**Instructions for the task:** Give every line from the entries that contains "picture".

----

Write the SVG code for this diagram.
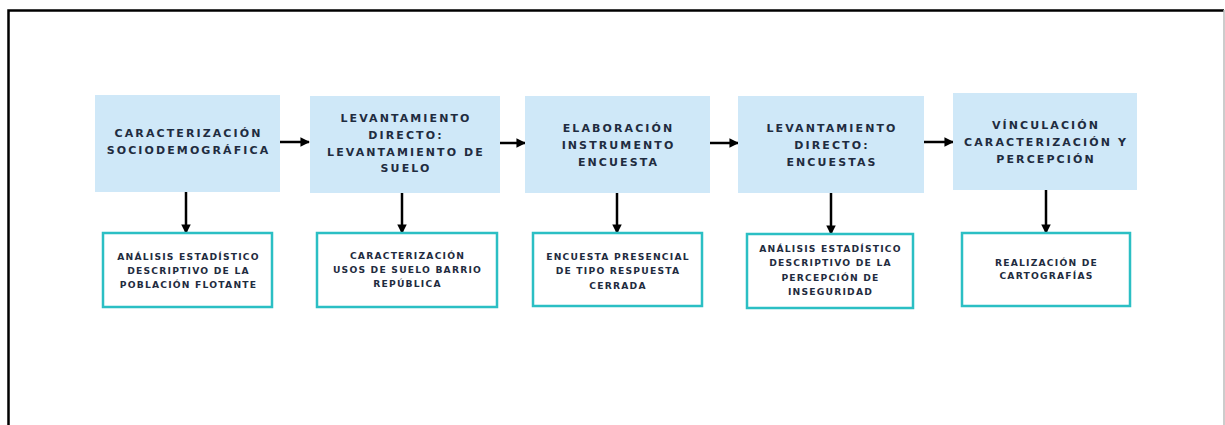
<svg xmlns="http://www.w3.org/2000/svg" width="1225" height="425" viewBox="0 0 1225 425">
<defs>
<style>
.top{fill:#cfe8f8;}
.bot{fill:#ffffff;stroke:#2bbfc4;stroke-width:2.5;}
.t1{font-family:"DejaVu Sans",sans-serif;font-weight:700;font-size:11px;letter-spacing:2.1px;fill:#1f2c40;text-anchor:middle;}
.t2{font-family:"DejaVu Sans",sans-serif;font-weight:700;font-size:9.2px;letter-spacing:1.2px;fill:#1f2c40;text-anchor:middle;}
.arr{stroke:#000;stroke-width:2.5;fill:none;marker-end:url(#ah);}
</style>
<marker id="ah" viewBox="0 0 10 10" refX="9" refY="5" markerWidth="3.8" markerHeight="3.8" orient="auto" markerUnits="strokeWidth">
<path d="M0,0 L10,5 L0,10 Z" fill="#000"/>
</marker>
</defs>
<rect x="0" y="0" width="1225" height="425" fill="#fff"/>
<path d="M8.5,425 L8.5,10.5 L1224,10.5" fill="none" stroke="#000" stroke-width="2.5"/>
<line x1="1224" y1="10" x2="1224" y2="425" stroke="#bbb" stroke-width="1.5"/>

<g id="connectors">
<line class="arr" x1="280" y1="142" x2="309" y2="142"/>
<line class="arr" x1="500" y1="143" x2="525" y2="143"/>
<line class="arr" x1="710" y1="143" x2="738" y2="143"/>
<line class="arr" x1="924" y1="142" x2="953" y2="142"/>
<line class="arr" x1="186" y1="192" x2="186" y2="233"/>
<line class="arr" x1="402" y1="193" x2="402" y2="233"/>
<line class="arr" x1="617" y1="193" x2="617" y2="233"/>
<line class="arr" x1="831" y1="193" x2="831" y2="234"/>
<line class="arr" x1="1046" y1="190" x2="1046" y2="233"/>
</g>

<g id="n1">
<rect class="top" x="95" y="95" width="185" height="97"/>
<text class="t1" x="188.5" y="137">CARACTERIZACIÓN</text>
<text class="t1" x="188.5" y="154">SOCIODEMOGRÁFICA</text>
</g>
<g id="n2">
<rect class="top" x="310" y="96" width="190" height="97"/>
<text class="t1" x="406" y="122">LEVANTAMIENTO</text>
<text class="t1" x="406" y="139">DIRECTO:</text>
<text class="t1" x="406" y="156">LEVANTAMIENTO DE</text>
<text class="t1" x="406" y="172">SUELO</text>
</g>
<g id="n3">
<rect class="top" x="525" y="96" width="185" height="97"/>
<text class="t1" x="618.5" y="132">ELABORACIÓN</text>
<text class="t1" x="618.5" y="149">INSTRUMENTO</text>
<text class="t1" x="618.5" y="166">ENCUESTA</text>
</g>
<g id="n4">
<rect class="top" x="738" y="96" width="186" height="97"/>
<text class="t1" x="832" y="132">LEVANTAMIENTO</text>
<text class="t1" x="832" y="149">DIRECTO:</text>
<text class="t1" x="832" y="166">ENCUESTAS</text>
</g>
<g id="n5">
<rect class="top" x="953" y="93" width="184" height="97"/>
<text class="t1" x="1046" y="129">VÍNCULACIÓN</text>
<text class="t1" x="1046" y="146">CARACTERIZACIÓN Y</text>
<text class="t1" x="1046" y="163">PERCEPCIÓN</text>
</g>

<g id="b1">
<rect class="bot" x="103" y="233" width="169" height="74"/>
<text class="t2" x="188.5" y="259.5">ANÁLISIS ESTADÍSTICO</text>
<text class="t2" x="188.5" y="273.5">DESCRIPTIVO DE LA</text>
<text class="t2" x="188.5" y="287.5">POBLACIÓN FLOTANTE</text>
</g>
<g id="b2">
<rect class="bot" x="317" y="233" width="180" height="74"/>
<text class="t2" x="407.5" y="258.5">CARACTERIZACIÓN</text>
<text class="t2" x="407.5" y="272.5">USOS DE SUELO BARRIO</text>
<text class="t2" x="407.5" y="287">REPÚBLICA</text>
</g>
<g id="b3">
<rect class="bot" x="533" y="233" width="169" height="73"/>
<text class="t2" x="618" y="259.5">ENCUESTA PRESENCIAL</text>
<text class="t2" x="618" y="274">DE TIPO RESPUESTA</text>
<text class="t2" x="618" y="288.5">CERRADA</text>
</g>
<g id="b4">
<rect class="bot" x="747" y="234" width="166" height="74"/>
<text class="t2" x="830.5" y="251.5">ANÁLISIS ESTADÍSTICO</text>
<text class="t2" x="830.5" y="266">DESCRIPTIVO DE LA</text>
<text class="t2" x="830.5" y="280.5">PERCEPCIÓN DE</text>
<text class="t2" x="830.5" y="294.5">INSEGURIDAD</text>
</g>
<g id="b5">
<rect class="bot" x="962" y="233" width="168" height="73"/>
<text class="t2" x="1046.5" y="265.5">REALIZACIÓN DE</text>
<text class="t2" x="1046.5" y="279">CARTOGRAFÍAS</text>
</g>
</svg>
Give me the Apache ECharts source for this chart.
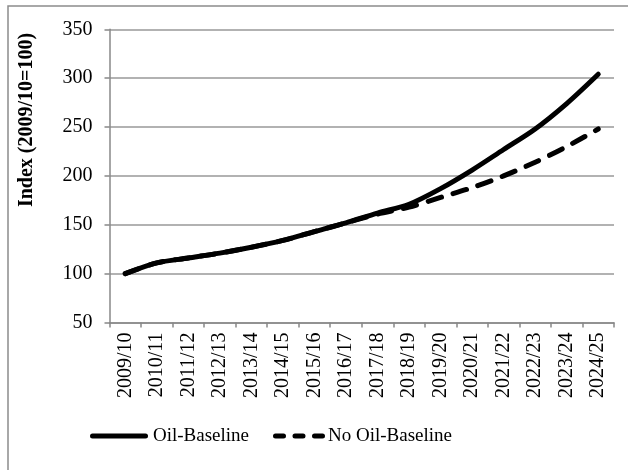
<!DOCTYPE html>
<html>
<head>
<meta charset="utf-8">
<script src="https://cdn.jsdelivr.net/npm/echarts@6/dist/echarts.min.js"></script>
<style>html,body{margin:0;padding:0;background:#fff;}#c{width:628px;height:470px;}</style>
</head>
<body>
<div id="c"></div>
<script>
var categories = ['2009/10','2010/11','2011/12','2012/13','2013/14','2014/15','2015/16','2016/17','2017/18','2018/19','2019/20','2020/21','2021/22','2022/23','2023/24','2024/25'];
var oilBaseline = [100,111,116,121,127,134,143,152,162,171,187,206,227,248,274,304];
var noOilBaseline = [100,111,116,121,127,134,143,152,161,168,178,188,200,214,230,248];
var yTicks = {min: 50, max: 350, interval: 50};
var yAxisTitle = 'Index (2009/10=100)';
var seriesNames = ['Oil-Baseline', 'No Oil-Baseline'];

var FONT = 'Liberation Serif';
var chart = echarts.init(document.getElementById('c'), null, {renderer: 'canvas'});
var legendY = 436;
chart.setOption({
  animation: false,
  backgroundColor: '#fff',
  grid: {left: 109.5, right: 14, top: 29.3, bottom: 147.5, containLabel: false},
  graphic: [
    {type: 'rect', shape: {x: 8, y: 6, width: 700, height: 600}, style: {fill: 'none', stroke: '#8c8c8c', lineWidth: 1.5}, silent: true},
    {type: 'text', x: 27, y: 120, rotation: Math.PI / 2,
      style: {text: yAxisTitle, font: 'bold 20px "' + FONT + '"', fill: '#000', align: 'center', verticalAlign: 'middle'}},
    {type: 'line', shape: {x1: 92.5, y1: legendY, x2: 145.5, y2: legendY},
      style: {stroke: '#000', lineWidth: 5, lineCap: 'round'}},
    {type: 'text', x: 153, y: legendY,
      style: {text: seriesNames[0], font: '19px "' + FONT + '"', fill: '#000', align: 'left', verticalAlign: 'middle'}},
    {type: 'line', shape: {x1: 275.5, y1: legendY, x2: 322.5, y2: legendY},
      style: {stroke: '#000', lineWidth: 5, lineCap: 'round', lineDash: [8, 11.5]}},
    {type: 'text', x: 328, y: legendY,
      style: {text: seriesNames[1], font: '19px "' + FONT + '"', fill: '#000', align: 'left', verticalAlign: 'middle'}}
  ],
  xAxis: {
    type: 'category', data: categories, boundaryGap: true,
    axisLine: {lineStyle: {color: '#888', width: 1.5}},
    axisTick: {show: true, length: 5, lineStyle: {color: '#888', width: 1.5}},
    axisLabel: {rotate: 90, interval: 0, margin: 10, fontFamily: FONT, fontSize: 20, color: '#000'},
    splitLine: {show: false}
  },
  yAxis: {
    type: 'value', min: yTicks.min, max: yTicks.max, interval: yTicks.interval,
    axisLine: {show: true, lineStyle: {color: '#888', width: 1.5}},
    axisTick: {show: true, length: 5, lineStyle: {color: '#888', width: 1.5}},
    axisLabel: {margin: 17, fontFamily: FONT, fontSize: 20, color: '#000'},
    splitLine: {show: true, lineStyle: {color: '#999', width: 1.5}}
  },
  series: [
    {name: seriesNames[0], type: 'line', data: oilBaseline, symbol: 'none', smooth: 0.3,
      lineStyle: {color: '#000', width: 5, cap: 'round', join: 'round'}, itemStyle: {color: '#000'}, z: 3},
    {name: seriesNames[1], type: 'line', data: noOilBaseline, symbol: 'none', smooth: 0.3,
      lineStyle: {color: '#000', width: 5, type: [14, 12], cap: 'round', join: 'round'}, itemStyle: {color: '#000'}, z: 4}
  ]
});
</script>
</body>
</html>
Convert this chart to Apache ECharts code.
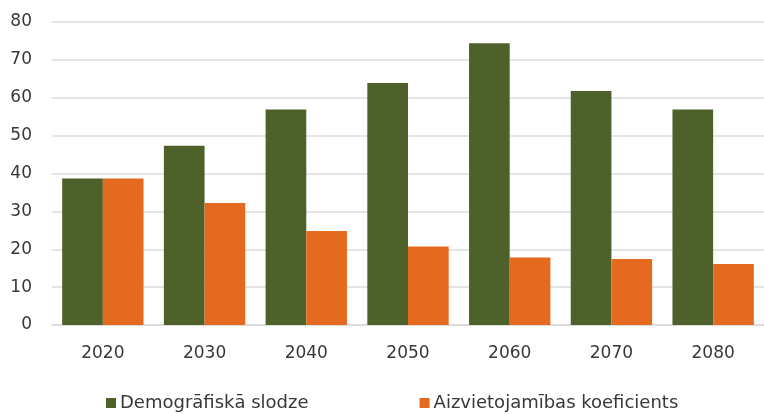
<!DOCTYPE html>
<html>
<head>
<meta charset="utf-8">
<script src="https://cdn.jsdelivr.net/npm/echarts@6/dist/echarts.min.js"></script>
<style>
html,body{margin:0;padding:0;background:#fff;}
#chart{width:764px;height:414px;}
</style>
</head>
<body>
<div id="chart"></div>
<script>
const categories = ['2020','2030','2040','2050','2060','2070','2080'];
const demografiskaSlodze = [38.7, 47.3, 56.9, 63.9, 74.4, 61.8, 56.9];
const aizvietojamibasKoef = [38.7, 32.2, 24.8, 20.7, 17.8, 17.4, 16.1];
const seriesNames = ['Demogrāfiskā slodze', 'Aizvietojamības koeficients'];

const chart = echarts.init(document.getElementById('chart'), null, {renderer:'canvas'});
const font = 'DejaVu Sans';
chart.setOption({
  animation:false,
  backgroundColor:'#ffffff',
  textStyle:{fontFamily:font},
  grid:{left:52, top:22, width:719, bottom:89, containLabel:false},
  legend:{
    left:106, top:394, padding:0, itemWidth:10, itemHeight:10, itemGap:111,
    icon:'rect',
    textStyle:{fontFamily:font, fontSize:18, color:'#383838', padding:[0,0,0,-1]},
    data:seriesNames
  },
  xAxis:{
    type:'category', data:categories,
    axisLine:{lineStyle:{color:'#d9d9d9', width:1.5}},
    axisTick:{show:false},
    axisLabel:{margin:20, fontFamily:font, fontSize:17, color:'#383838'}
  },
  yAxis:{
    type:'value', min:0, max:80, interval:10,
    axisLine:{show:false}, axisTick:{show:false},
    splitLine:{lineStyle:{color:'#dcdcdc', width:1.5}},
    axisLabel:{margin:20, fontFamily:font, fontSize:17, color:'#383838'}
  },
  series:[
    {name:seriesNames[0], type:'bar', data:demografiskaSlodze, barGap:'0%', barCategoryGap:'20%',
     itemStyle:{color:'#4f612b'}},
    {name:seriesNames[1], type:'bar', data:aizvietojamibasKoef, barGap:'0%', barCategoryGap:'20%',
     itemStyle:{color:'#e46a20'}}
  ]
});
</script>
</body>
</html>
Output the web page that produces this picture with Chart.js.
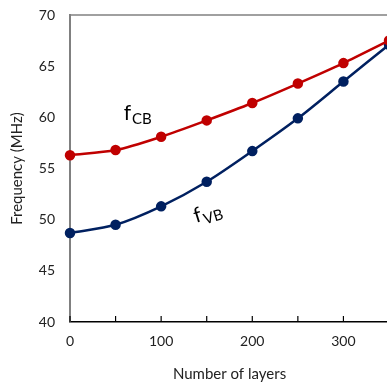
<!DOCTYPE html>
<html>
<head>
<meta charset="utf-8">
<script src="https://cdn.jsdelivr.net/npm/chart.js@4"></script>
<style>
  html, body { margin: 0; padding: 0; background: #fff; overflow: hidden; }
  #wrap { width: 400px; height: 385px; }
</style>
</head>
<body>
<div id="wrap"><canvas id="myChart" width="400" height="385"></canvas></div>
<script>
// values
const layers = [0, 50, 100, 150, 200, 250, 300, 350];
const fCB = [56.3, 56.8, 58.1, 59.7, 61.4, 63.3, 65.3, 67.5];
const fVB = [48.7, 49.5, 51.3, 53.7, 56.7, 59.9, 63.5, 67.1];
const yTicks = [40, 45, 50, 55, 60, 65, 70];

// curve labels, anchored in data coordinates
const labels = [
  { main: "f", sub: "CB", x: 63, y: 60.4, rot: 0 },
  { main: "f", sub: "VB", x: 140, y: 50.4, rot: -0.3 },
];

const font = "Lato";
const red = "#c00000";
const blue = "#002060";

const toPoints = (ys) => layers.map((x, i) => ({ x: x, y: ys[i] }));

// top border + inward tick marks + curve labels
const extras = {
  id: "extras",
  afterDraw(chart) {
    const ctx = chart.ctx;
    const area = chart.chartArea;
    const xs = chart.scales.x;
    const ys = chart.scales.y;

    ctx.save();
    ctx.strokeStyle = "#808080";
    ctx.lineWidth = 1.5;
    ctx.beginPath();
    ctx.moveTo(area.left, area.top);
    ctx.lineTo(area.right, area.top);
    ctx.stroke();

    ctx.strokeStyle = "#000";
    ctx.lineWidth = 1.2;
    xs.ticks.forEach((t) => {
      const px = xs.getPixelForValue(t.value);
      ctx.beginPath();
      ctx.moveTo(px, area.bottom);
      ctx.lineTo(px, area.bottom - 6);
      ctx.stroke();
    });

    ctx.fillStyle = "#000";
    ctx.textBaseline = "middle";
    labels.forEach((l) => {
      ctx.save();
      ctx.translate(xs.getPixelForValue(l.x), ys.getPixelForValue(l.y));
      ctx.rotate(l.rot);
      ctx.font = "21px " + font;
      ctx.textAlign = "center";
      ctx.fillText(l.main, 0, 0);
      const w = ctx.measureText(l.main).width;
      ctx.font = "15px " + font;
      ctx.textAlign = "left";
      ctx.fillText(l.sub, w / 2 + 1, 6);
      ctx.restore();
    });
    ctx.restore();
  },
};

new Chart(document.getElementById("myChart"), {
  type: "line",
  data: {
    datasets: [
      {
        label: "fCB",
        data: toPoints(fCB),
        borderColor: red,
        backgroundColor: red,
        borderWidth: 2.5,
        pointRadius: 4,
        tension: 0.3,
        clip: false,
      },
      {
        label: "fVB",
        data: toPoints(fVB),
        borderColor: blue,
        backgroundColor: blue,
        borderWidth: 2.5,
        pointRadius: 4,
        tension: 0.3,
        clip: false,
      },
    ],
  },
  options: {
    responsive: false,
    animation: false,
    layout: { padding: { top: 15, right: 8, left: 0, bottom: 0 } },
    plugins: { legend: { display: false }, tooltip: { enabled: false } },
    scales: {
      x: {
        type: "linear",
        min: 0,
        max: 350,
        grid: { display: false, drawTicks: false },
        border: { display: true, color: "#000", width: 1.5 },
        ticks: {
          stepSize: 50,
          padding: 11,
          color: "#222",
          font: { family: font, size: 14 },
          callback: (v) => (v % 100 === 0 ? v : ""),
        },
        title: {
          display: true,
          text: "Number of layers",
          color: "#222",
          font: { family: font, size: 15 },
          padding: { top: 0, bottom: 2 },
        },
        afterFit: (s) => { s.height = 63; },
      },
      y: {
        min: 40,
        max: 70,
        grid: { display: false, drawTicks: false },
        border: { display: true, color: "#808080", width: 2 },
        afterBuildTicks: (s) => { s.ticks = yTicks.map((v) => ({ value: v })); },
        ticks: {
          padding: 15,
          color: "#222",
          font: { family: font, size: 14 },
        },
        title: {
          display: true,
          text: "Frequency (MHz)",
          color: "#222",
          font: { family: font, size: 15 },
          padding: { top: 8, bottom: 0 },
        },
        afterFit: (s) => {
          s.width = 70;
          s.paddingTop = 0;
          s.paddingBottom = 0;
        },
      },
    },
  },
  plugins: [extras],
});
</script>
</body>
</html>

----

**Solution for this task:**
Output the web page that produces this picture with Chart.js.

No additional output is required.